Le ciel se transforme rapidement. Les aurores ne dansent plus au dessus de ma tête mais sont en train de se déplacer plus au sud. Je les vois maintenant par le côté, ce qui me permet d'apprécier leur hauteur gigantesque. Une sorte de mur lumineux se dresse à l'horizon. C'est fabuleux !

Au tour de mon réflex d'entrer en jeu ! Quelques réglages, une petite lutte avec mon trépied qui ne veut pas coopérer et je déclenche. La première photo apparait sur l'écran. Je n'en crois pas mes yeux ! Wow ! J'ai l'impression de voir une photo retouchée tellement il y a des couleurs hallucinantes ! Mais non ! Elle n'est pas retouchée ! Je viens tout juste de la prendre, elle est brute ! C'est dingue !

J'ai vu des aurores impressionnantes par leurs formes, par leurs vitesses, par leurs tailles. Celles-ci, ce sont par leurs couleurs.

Je ne sais plus où donner de la tête ! J'ai envie de faire des photos avec la tente, sans la tente, avec moi, sans moi ... avec la caméra 360, avec le réflex ... Aussi en profiter tout simplement avec mes yeux.

Je vais être honnête : c'est sublime, c'est impressionnant, mais à l'œil nu, je ne vois pas les mêmes couleurs que l'appareil photo. Je vois surtout le vert en bas. Plus haut, je vois que c'est lumineux, je vois que c'est une autre couleur que le vert, mais je ne saurais pas dire laquelle. Cependant, croyez moi, vu la taille et l'intensité du phénomène, couleurs ou pas couleurs, ça reste renversant !

Bon ! Mon autre objectif est rempli ! Je vais maintenant pouvoir proposer une série sur les aurores boréales pour exposer sur des festivals photo l'année prochaine ! Ça enlève déjà une certaine pression ... 😊

Vers 22h environ, je vois quelque chose d'étrange au dessus de l'horizon ouest, légèrement nord. Un grand trait fin lumineux. Je pense d'abord au phénomène "steve", qui est très proche des aurores. Mais après avoir pris une photo, je me rends compte qu'il s'agit de tout autre chose. Ce sont en fait des fusées tirées par des scientifiques afin d'étudier les aurores, depuis le centre spatial d'Andøya, au nord des îles Lofoten.

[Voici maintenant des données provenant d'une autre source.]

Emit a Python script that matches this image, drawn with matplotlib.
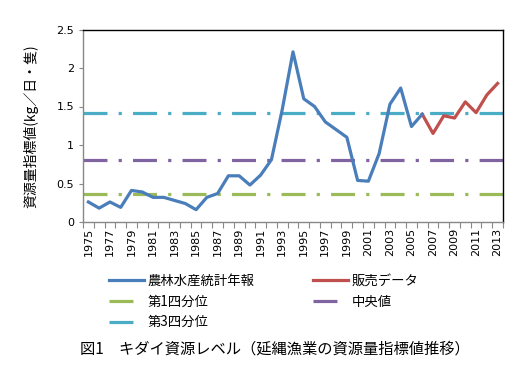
import matplotlib.pyplot as plt
from matplotlib.lines import Line2D

plt.rcParams['font.family'] = ['Noto Sans CJK JP', 'DejaVu Sans']

years = list(range(1975, 2014))
stat_years = list(range(1975, 2007))
stat_values = [0.26, 0.18, 0.26, 0.19, 0.41, 0.39, 0.32, 0.32, 0.28, 0.24,
               0.16, 0.32, 0.37, 0.60, 0.60, 0.48, 0.61, 0.81, 1.46, 2.21,
               1.60, 1.50, 1.30, 1.20, 1.10, 0.54, 0.53, 0.89, 1.53, 1.74,
               1.24, 1.40]
sales_years = list(range(2006, 2014))
sales_values = [1.40, 1.15, 1.38, 1.35, 1.56, 1.42, 1.65, 1.80]
q1 = 0.37
median = 0.81
q3 = 1.41

fig = plt.figure(figsize=(5.17, 3.85), dpi=100)
ax = fig.add_axes([83 / 517, 163 / 385, 420 / 517, 192.5 / 385])

x0 = years[0]
sx = [y - x0 for y in stat_years]
rx = [y - x0 for y in sales_years]
dash = (0, (7.5, 3.5, 1, 3.5))

ax.plot([-0.5, len(years) - 0.5], [q1, q1], color='#9bbb59', lw=2.3, ls=dash)
ax.plot([-0.5, len(years) - 0.5], [median, median], color='#8064a2', lw=2.3, ls=dash)
ax.plot([-0.5, len(years) - 0.5], [q3, q3], color='#4bacc6', lw=2.3, ls=dash)
ax.plot(rx, sales_values, color='#c0504d', lw=2.3)
ax.plot(sx, stat_values, color='#4a7ebb', lw=2.3)

ax.set_xlim(-0.5, len(years) - 0.5)
ax.set_ylim(0, 2.5)
ax.set_yticks([0, 0.5, 1, 1.5, 2, 2.5])
ax.set_yticklabels(['0', '0.5', '1', '1.5', '2', '2.5'], fontsize=8,
                   family=['DejaVu Sans'])
ax.set_xticks([i - 0.5 for i in range(len(years) + 1)])
ax.set_xticklabels([])
ax.set_xticks(range(0, len(years), 2), minor=True)
ax.set_xticklabels([str(y) for y in years[::2]], minor=True, rotation=90,
                   fontsize=8, family=['DejaVu Sans'])
ax.tick_params(axis='x', which='minor', length=0, pad=4)
ax.tick_params(axis='x', which='major', length=4, color='#888888')
ax.tick_params(axis='y', length=3, color='#888888')
for s in ax.spines.values():
    s.set_color('black')
    s.set_linewidth(1)
ax.spines['left'].set_color('#888888')
ax.spines['bottom'].set_color('#888888')

ax.set_ylabel('資源量指標値(kg／日・隻)', fontsize=10, labelpad=13)

# legend order: matplotlib fills columns first, reference reads row by row
handles = [
    Line2D([], [], color='#4a7ebb', lw=2.3),
    Line2D([], [], color='#9bbb59', lw=2.3, ls=dash),
    Line2D([], [], color='#4bacc6', lw=2.3, ls=dash),
    Line2D([], [], color='#c0504d', lw=2.3),
    Line2D([], [], color='#8064a2', lw=2.3, ls=dash),
]
labels = ['農林水産統計年報', '第1四分位', '第3四分位', '販売データ', '中央値']
fig.legend(handles, labels, loc='upper left', bbox_to_anchor=(97 / 517, 1 - 262 / 385),
           ncol=2, frameon=False, fontsize=9.6, handlelength=2.6, handletextpad=0.3,
           columnspacing=4.4, labelspacing=0.5)

fig.text(80 / 517, 1 - 349 / 385, '図1　キダイ資源レベル（延縄漁業の資源量指標値推移）',
         fontsize=11, va='center', ha='left')

fig.savefig('out.png', dpi=100)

J'apprendrai plus tard que d'autres fusées du même genre sont parties plus tôt dans la soirée depuis Kiruna, en Suède, mais je ne les ai pas vues partir.

Le ciel évolue encore. Le grand mur lumineux a disparu pour laisser sa place à des aurores plus diffuses, qui sont revenues au dessus de moi.

Par moment, il y a des regains d'intensité dans certaines zones du ciel.

J'ai beau avoir l'attention détournée du froid, mais mes pieds commencent à être gelés. Je rentre sous la tente pour les réchauffer, notamment en les frictionnant.

Je ressors voir un petit coup ce qu'il se passe dehors. Ça danse encore. C'est beau ! C'est probablement parti pour faire ça toute la nuit. Mais je pense que maintenant je n'aurai pas mieux que ce que j'ai déjà vu. Je commence à être fatigué, il faut que je dorme. Et mes pieds ont vraiment un mal fou à se réchauffer. Il est temps d'arrêter là cette magnifique nuit.

Vos commentaires :

Par Pascaline le 28 juillet 2023 à 09:09
C'est magique et, avec les commentaires, on peut ressentir aussi les émotions. Félicitations pour ces aventures polaires!!!!
Par Fab dudu le 24 avril 2023 à 10:05
ça avait l'air absolument incroyable. Merci pour ce partage !
Par Jean Pierre Saint Valery le 22 avril 2023 à 11:57
Oh là là ! quelle beauté ! Cette nature est merveilleuse. Que notre planète est belle ! Merci à toi pour affronter ces conditions afin de nous faire partager ton bonheur. J'ai hâte d'être à demain pour le N° 6.